Appropriately enough, Field’s script possesses its own musicality: He creates rapturous curlicues of heady dialogue that on its surface explores the nuances of post-#MeToo standards of workplace behavior and what has come to be known as cancel culture. Those thematic elements give “Tár” its frissons of resonance and ambiguity, with Lydia making a persuasive case for separating art from the artist. At Juilliard, she admits that as a “U-Haul lesbian,” she has little use for “ol’ Ludwig.” (The fundamental question, she insists, is, “Can music by old white men exalt us?”) When she’s finally confronted with her own infractions, what were abstract arguments become increasingly germane, and it becomes clear that what we think we’re watching — an illustrious career brought low by bad behavior, the twist being that the malefactor is a woman — is something else entirely.

That something is more interior, more chaotic and in many ways more disturbing, and it’s exquisitely limned by Field, who doles out information with tensely judicious restraint. No sooner are we ensconced in the soothing world that Lydia edgily inhabits than we discover that all those nervous twitches and superstitions aren’t the mannerisms of an egocentric artist. They’re talismans, deployed to fend off disorder and a creeping dread that, when it arrives, overmatches even Lydia’s lacerating ego and icy self-control.

This makes “Tár” sound grim, which it isn’t. Field has made a film about exploitation and self-loathing and compulsion, but with an extravagant eye for beauty and surface polish that makes it deeply pleasurable to watch. It would be enjoyable enough simply to behold Blanchett have her way with a role that she slips on with the grace and familiarity of one of Lydia’s bespoke suits. But Field has surrounded her with supporting performances that are just as alert, especially Nina Hoss’s turn as Sharon, Lydia’s patient but reflexively wary partner. Together with cinematographer Florian Hoffmeister, Field films “Tár” in reassuring neutrals, his palette favoring soft grays and understated beiges. Much of the film plays out in silence — the musical score is composed by Hildur Gudnadóttir, who’s also name-checked by Lydia — a choice that emphasizes Lydia’s own hypersensitivity to the ambient sounds that constantly threaten to engulf her.

Then there’s the humor, which is so sly that it seems to operate on a frequency all its own. That Nan Talese line, for example, is both tonally perfect and hilarious, as are tossed-off asides about Clara Zetkin, NPR and the fact that Lydia’s dazzled young interviewer went to Smith.
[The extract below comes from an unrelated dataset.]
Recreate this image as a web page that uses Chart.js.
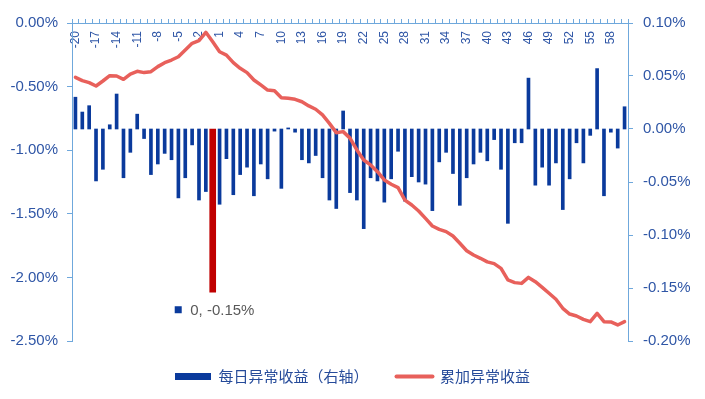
<!DOCTYPE html>
<html>
<head>
<meta charset="utf-8">
<script src="https://cdn.jsdelivr.net/npm/chart.js@4.4.1/dist/chart.umd.min.js"></script>
<style>
html, body { margin: 0; padding: 0; background: #fff; }
</style>
</head>
<body>
<canvas id="chart-area" width="705" height="399"></canvas>
<script>
// dias respecto al evento
var dias = [-20,-19,-18,-17,-16,-15,-14,-13,-12,-11,-10,-9,-8,-7,-6,-5,-4,-3,-2,-1,
	0,1,2,3,4,5,6,7,8,9,10,11,12,13,14,15,16,17,18,19,
	20,21,22,23,24,25,26,27,28,29,30,31,32,33,34,35,36,37,38,39,
	40,41,42,43,44,45,46,47,48,49,50,51,52,53,54,55,56,57,58,59,60];

var etiquetasX = ['-20','-17','-14','-11','-8','-5','-2','1','4','7','10','13','16','19',
	'22','25','28','31','34','37','40','43','46','49','52','55','58'];

// 每日异常收益 (%), eje derecho
var diario = [0.030,0.016,0.022,-0.049,-0.038,0.004,0.033,-0.046,-0.022,0.014,
	-0.009,-0.043,-0.033,-0.023,-0.029,-0.065,-0.046,-0.015,-0.067,-0.059,
	-0.154,-0.071,-0.028,-0.062,-0.043,-0.036,-0.063,-0.033,-0.047,-0.002,
	-0.056,0.001,-0.003,-0.029,-0.032,-0.025,-0.046,-0.067,-0.075,0.017,
	-0.060,-0.067,-0.094,-0.046,-0.049,-0.069,-0.047,-0.021,-0.068,-0.045,
	-0.050,-0.052,-0.077,-0.031,-0.022,-0.042,-0.072,-0.046,-0.033,-0.022,
	-0.030,-0.010,-0.038,-0.089,-0.013,-0.013,0.048,-0.053,-0.036,-0.053,
	-0.032,-0.076,-0.047,-0.013,-0.032,-0.006,0.057,-0.063,-0.003,-0.018,0.021];

// 累加异常收益 (%), eje izquierdo
var acumulado = [-0.427,-0.453,-0.469,-0.495,-0.456,-0.414,-0.417,-0.443,-0.401,-0.380,
	-0.390,-0.383,-0.343,-0.312,-0.291,-0.265,-0.212,-0.160,-0.139,-0.073,
	-0.147,-0.226,-0.252,-0.312,-0.356,-0.390,-0.448,-0.487,-0.527,-0.532,
	-0.587,-0.592,-0.600,-0.619,-0.652,-0.678,-0.723,-0.789,-0.862,-0.854,
	-0.905,-0.998,-1.077,-1.116,-1.169,-1.234,-1.268,-1.294,-1.392,-1.431,
	-1.478,-1.536,-1.596,-1.622,-1.640,-1.675,-1.732,-1.790,-1.824,-1.850,
	-1.878,-1.892,-1.929,-2.020,-2.041,-2.047,-2.000,-2.034,-2.078,-2.125,
	-2.172,-2.243,-2.288,-2.303,-2.330,-2.348,-2.282,-2.348,-2.350,-2.374,-2.348];

var diaEvento = 0;

var AZUL = '#0a3a9c';
var ROJO_BARRA = '#c00000';
var ROJO = '#e8605b';
var EJE = '#6fa8dc';
var TEXTO = '#2f56a6';

var barrasAzules = diario.map(function(v, i){ return dias[i] === diaEvento ? null : v; });
var barraRoja = diario.map(function(v, i){ return dias[i] === diaEvento ? v : null; });

function pct(v){
	if (Math.abs(v) < 1e-9) v = 0;
	return v.toFixed(2) + '%';
}

var etiquetaEvento = {
	id: 'etiquetaEvento',
	afterDatasetsDraw: function(chart){
		var i = dias.indexOf(diaEvento);
		var bar = chart.getDatasetMeta(1).data[i];
		if (!bar) return;
		var ctx = chart.ctx;
		ctx.save();
		ctx.fillStyle = AZUL;
		ctx.fillRect(bar.x - 38, bar.y + 14, 7, 7);
		ctx.fillStyle = '#595959';
		ctx.font = '15px "Liberation Sans", Arial, sans-serif';
		ctx.textBaseline = 'middle';
		ctx.fillText(diaEvento + ', ' + pct(diario[i]), bar.x - 22.5, bar.y + 19);
		ctx.restore();
	}
};

Chart.defaults.font.family = '"Liberation Sans", Arial, "Noto Sans CJK SC", sans-serif';

var config = {
	type: 'bar',
	data: {
		labels: dias,
		datasets: [{
			label: '每日异常收益（右轴）',
			data: barrasAzules,
			backgroundColor: AZUL,
			barThickness: 3,
			grouped: false,
			yAxisID: 'y1',
			order: 1
		}, {
			label: 'evento',
			data: barraRoja,
			backgroundColor: ROJO_BARRA,
			barThickness: 6,
			grouped: false,
			yAxisID: 'y1',
			order: 1
		}, {
			type: 'line',
			label: '累加异常收益',
			data: acumulado,
			borderColor: ROJO,
			backgroundColor: ROJO,
			borderWidth: 3.5,
			pointRadius: 0,
			tension: 0,
			borderJoinStyle: 'round',
			borderCapStyle: 'round',
			yAxisID: 'y',
			order: 0
		}]
	},
	options: {
		responsive: false,
		animation: false,
		events: [],
		layout: { padding: { top: 23, bottom: 5, left: 0, right: 0 } },
		plugins: {
			tooltip: { enabled: false },
			legend: {
				position: 'bottom',
				labels: {
					usePointStyle: true,
					pointStyleWidth: 36,
					boxHeight: 7,
					padding: 28,
					color: '#264b9a',
					font: { size: 15, family: '"Noto Sans CJK SC", "Liberation Sans", sans-serif' },
					generateLabels: function(chart){
						var items = Chart.defaults.plugins.legend.labels.generateLabels(chart);
						items = items.filter(function(it){ return it.datasetIndex !== 1; });
						items.sort(function(a, b){ return a.datasetIndex - b.datasetIndex; });
						items.forEach(function(it){
							if (it.datasetIndex === 0) {
								it.pointStyle = 'rect';
								it.fillStyle = AZUL;
								it.strokeStyle = AZUL;
								it.lineWidth = 0;
							} else {
								it.pointStyle = 'line';
								it.strokeStyle = ROJO;
								it.lineWidth = 4;
								it.lineCap = 'round';
							}
						});
						return items;
					}
				}
			}
		},
		scales: {
			x: {
				type: 'category',
				position: { y: 0 },
				offset: true,
				grid: { drawOnChartArea: false, drawTicks: true, tickLength: -5, color: EJE, offset: true },
				border: { display: true, color: EJE, width: 1 },
				ticks: {
					autoSkip: false,
					minRotation: 90,
					maxRotation: 90,
					padding: 13,
					color: TEXTO,
					font: { size: 12 },
					callback: function(v, i){
						var l = String(dias[i]);
						return etiquetasX.indexOf(l) >= 0 ? l : '';
					}
				},
				afterFit: function(s){ s.height = 0; }
			},
			y: {
				position: 'left',
				min: -2.5,
				max: 0,
				grid: { drawOnChartArea: false, drawTicks: true, tickLength: 5, color: EJE },
				border: { display: true, color: EJE },
				ticks: { stepSize: 0.5, padding: 9, color: TEXTO, font: { size: 15 }, callback: pct },
				afterFit: function(s){ s.width = 72; }
			},
			y1: {
				position: 'right',
				min: -0.2,
				max: 0.1,
				grid: { drawOnChartArea: false, drawTicks: true, tickLength: 5, color: EJE },
				border: { display: true, color: EJE },
				ticks: { stepSize: 0.05, padding: 10, color: TEXTO, font: { size: 15 }, callback: pct },
				afterFit: function(s){ s.width = 77; }
			}
		}
	},
	plugins: [etiquetaEvento]
};

window.onload = function(){
	var ctx = document.getElementById('chart-area').getContext('2d');
	window.grafico = new Chart(ctx, config);
};
</script>
</body>
</html>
Late in the film, when a neighbor stops by Lydia’s studio to complain about the noise she’s making, she initially misunderstands, flashing a camera-ready smile and enthusing with fake modesty, “I’m glad you enjoyed it.”

By far “Tár’s” best joke is saved for last, when Field speeds up the metronome and sends Lydia on a dizzying spiral that takes her far from Berlin, in a place where personal, professional and aesthetic reckoning land like a dissonant chord. The moral of the story seems simple enough: Keep it in your pants, boys and girls, lest you wind up in what could easily pass for sheer hell.

R. At area theaters. Contains some strong language and brief nudity. 153 minutes.